U.S. Sen. Claire McCaskill, a Missouri Democrat, said last week the Senate Armed Services Committee approved a plan to establish a single agency responsible for missing-American recovery efforts, with one federal official in charge.
"Harry Truman had a sign on his desk that read, ‘The Buck Stops Here,’ and that’s the first lesson of strengthening accountability in government," McCaskill said. "With a single agency responsible, and a single official in charge, we can stop the finger-pointing and know exactly who to hold accountable for fixing this troubled program."
The service members JPAC wants to recover in Papua New Guinea were casualties from fighting in late 1942 and early 1943 around the Huggins Roadblock from the Soputa-Sanananda Track campaign.
According to the Army, in July 1942 the Japanese landed at Buna, Gona and Sanananda on the northeast coast of Papua and pushed southward in an attempt to capture Port Moresby and create an invasion base for Australia.
Although many of the allied troops were Australian, the U.S. 126th Infantry Regiment established a roadblock in the Papuan Peninsula swampland in late November 1942 to prevent use of the road through the area by enemy forces.
"Operations of the next three weeks on the Sanananda front consisted essentially of the maintenance of this roadblock against desperate counterattacks from all sides," an Army account of the fighting states. "Sometimes enemy soldiers came so close to our trenches that our men could grab them by the ankles and pull them in."
After his commander was killed, Capt.

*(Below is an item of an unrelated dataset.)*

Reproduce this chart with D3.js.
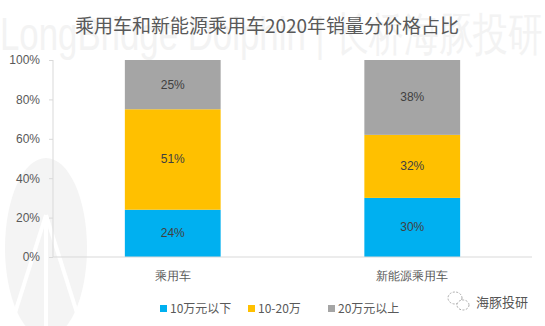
<!DOCTYPE html>
<html><head><meta charset="utf-8">
<script src="https://cdn.jsdelivr.net/npm/d3@7"></script>
<style>body{margin:0;background:#fff;}svg{display:block;font-family:"Noto Sans CJK SC","Microsoft YaHei",sans-serif;}</style>
</head><body>
<svg id="c" width="545" height="326"></svg>
<script>
const categories = ["乘用车", "新能源乘用车"];
const seriesNames = ["10万元以下", "10-20万", "20万元以上"];
const low = [24, 30];
const mid = [51, 32];
const high = [25, 38];
const yTicks = [0, 20, 40, 60, 80, 100];
const colors = ["#00B0F0", "#FFC000", "#A5A5A5"];
const title = "乘用车和新能源乘用车2020年销量分价格占比";
const watermark = "LongBridge Dolphin | 长桥海豚投研";
const brand = "海豚投研";

const svg = d3.select("#c");
// watermark
const wm = svg.append("g");
wm.append("ellipse").attr("cx", 46).attr("cy", 248).attr("rx", 41).attr("ry", 90).attr("fill", "#f4f4f4");
[-1, 0, 1].forEach(i => {
  wm.append("line").attr("x1", 46).attr("y1", 215).attr("x2", 46 + i * 38).attr("y2", 335)
    .attr("stroke", "#fff").attr("stroke-width", 4);
});
wm.append("text").attr("x", 0).attr("y", 50).attr("font-size", 46)
  .attr("font-family", "Liberation Sans, Arial, sans-serif")
  .attr("fill", "#f3f3f3").attr("textLength", 543).attr("lengthAdjust", "spacingAndGlyphs")
  .text(watermark);

const margin = {left: 53, right: 13, top: 60, bottom: 69};
const W = 545, H = 326;
const x = d3.scaleBand().domain(categories).range([margin.left, W - margin.right]).paddingInner(0.6).paddingOuter(0.3);
const y = d3.scaleLinear().domain([0, 100]).range([H - margin.bottom, margin.top]);

const data = categories.map((c, i) => ({cat: c, s0: low[i], s1: mid[i], s2: high[i]}));
const stack = d3.stack().keys(["s0", "s1", "s2"])(data);

svg.append("text").attr("x", 267).attr("y", 33).attr("text-anchor", "middle")
  .attr("font-size", 19).attr("fill", "#595959").text(title);

// y axis
const ya = svg.append("g").attr("transform", `translate(${margin.left},0)`)
  .call(d3.axisLeft(y).tickValues(yTicks).tickFormat(d => d + "%").tickSize(4).tickPadding(9));
ya.select(".domain").attr("stroke", "#d9d9d9").attr("d", `M0,${y(0)}V${y(100)}`);
ya.selectAll(".tick line").attr("stroke", "#d9d9d9");
ya.selectAll(".tick text").attr("font-size", 12).attr("fill", "#595959").attr("font-family", "Liberation Sans, Arial, sans-serif");

// bars
stack.forEach((layer, k) => {
  svg.append("g").selectAll("rect").data(layer).join("rect")
    .attr("x", d => x(d.data.cat)).attr("width", x.bandwidth())
    .attr("y", d => y(d[1])).attr("height", d => y(d[0]) - y(d[1]))
    .attr("fill", colors[k]);
  svg.append("g").selectAll("text").data(layer).join("text")
    .attr("x", d => x(d.data.cat) + x.bandwidth() / 2)
    .attr("y", d => (y(d[0]) + y(d[1])) / 2 + 4)
    .attr("text-anchor", "middle").attr("font-size", 12).attr("fill", "#404040")
    .attr("font-family", "Liberation Sans, Arial, sans-serif")
    .text(d => (d[1] - d[0]) + "%");
});

// x axis
const xa = svg.append("g").attr("transform", `translate(0,${y(0)})`)
  .call(d3.axisBottom(x).tickSize(0).tickPadding(14));
xa.select(".domain").attr("stroke", "#d9d9d9").attr("d", `M${margin.left},0H${W - margin.right}`);
xa.selectAll(".tick text").attr("font-size", 12).attr("fill", "#595959");

// legend
const lg = svg.append("g");
const lx = [160, 248, 328];
seriesNames.forEach((n, i) => {
  lg.append("rect").attr("x", lx[i]).attr("y", 305).attr("width", 7).attr("height", 7).attr("fill", colors[i]);
  lg.append("text").attr("x", lx[i] + 10).attr("y", 313).attr("font-size", 12).attr("fill", "#595959").text(n);
});

// wechat brand
const wb = svg.append("g");
wb.append("ellipse").attr("cx", 455).attr("cy", 298).attr("rx", 7).attr("ry", 6).attr("fill", "none").attr("stroke", "#aaa").attr("stroke-dasharray", "2,1.5");
wb.append("ellipse").attr("cx", 463).attr("cy", 305).attr("rx", 6).attr("ry", 5).attr("fill", "#fff").attr("stroke", "#aaa").attr("stroke-dasharray", "2,1.5");
wb.append("text").attr("x", 476).attr("y", 307).attr("font-size", 13).attr("fill", "#555").text(brand);
</script>
</body></html>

Meredith H. Huggins took command and was singled out for his bravery, and the location where he fought and was wounded Dec. 3, 1942, now is known as Huggins Roadblock.
After the Pentagon revealed an investigation was being conducted into the JPAC road project to reach the Huggins site, neither it nor JPAC would provide any more information.
But internal JPAC emails and some questions answered earlier by the command about the Huggins Roadblock shed some additional light on the road-building effort.
Of about 100 American soldiers still missing after the war, it appears the Army Graves Registration Service recovered more than 30 individuals from the roadblock site, and they are buried as "unknowns" in the Manila American Cemetery and Memorial, Maj. Jamie Dobson, a JPAC spokeswoman, said in a May 19 email.
Two soldiers were recovered in 1995 from what appeared to be a temporary grave inadvertently left behind by the Army Graves Registration Service, and in 2012 JPAC received a turn-over of believed-to-be-American remains from the site, she said.
More than 150 Australian servicemen and an unknown number of Japanese were never recovered from the fighting.
"Bottom line, we do not know how many (American) remains are located at Huggins Roadblock and we will not know until we put a shovel in the ground and dig," another JPAC official said in an email.
An official said costly "blade hours" for helicopter insertion made the road rebuild preferable.
The 3.4-mile Sanananda trail is in a flood plain pervaded by several permanent swamps, Dobson said.
"Significant drainage issues and poor maintenance renders the trail virtually impassable six to eight months of the year," Dobson said. "In fact, a JPAC team in 2012 drove it and had to self-recover their vehicle numerous times."
At the time, the team "briefly conducted" some recovery work in the Huggins Roadblock area, and made the recommendation to look at transportation alternatives due to the difficulty the team experienced traveling the unimproved trail, she said.
"Major challenges" include medevac requirements and supporting the logistical needs of a large, complex site using the existing trail and avoiding "exorbitantly priced" helicopter support, Dobson said.
Future JPAC investigative and recovery missions in the Huggins Roadblock and surrounding area, and disinterments at the Manila American Cemetery, are being planned, Dobson said.
"This is a complex site, which will entail JPAC conducting multiple missions in and around this area," she said. "The teams will travel safer, more efficiently, and more effectively due to this project."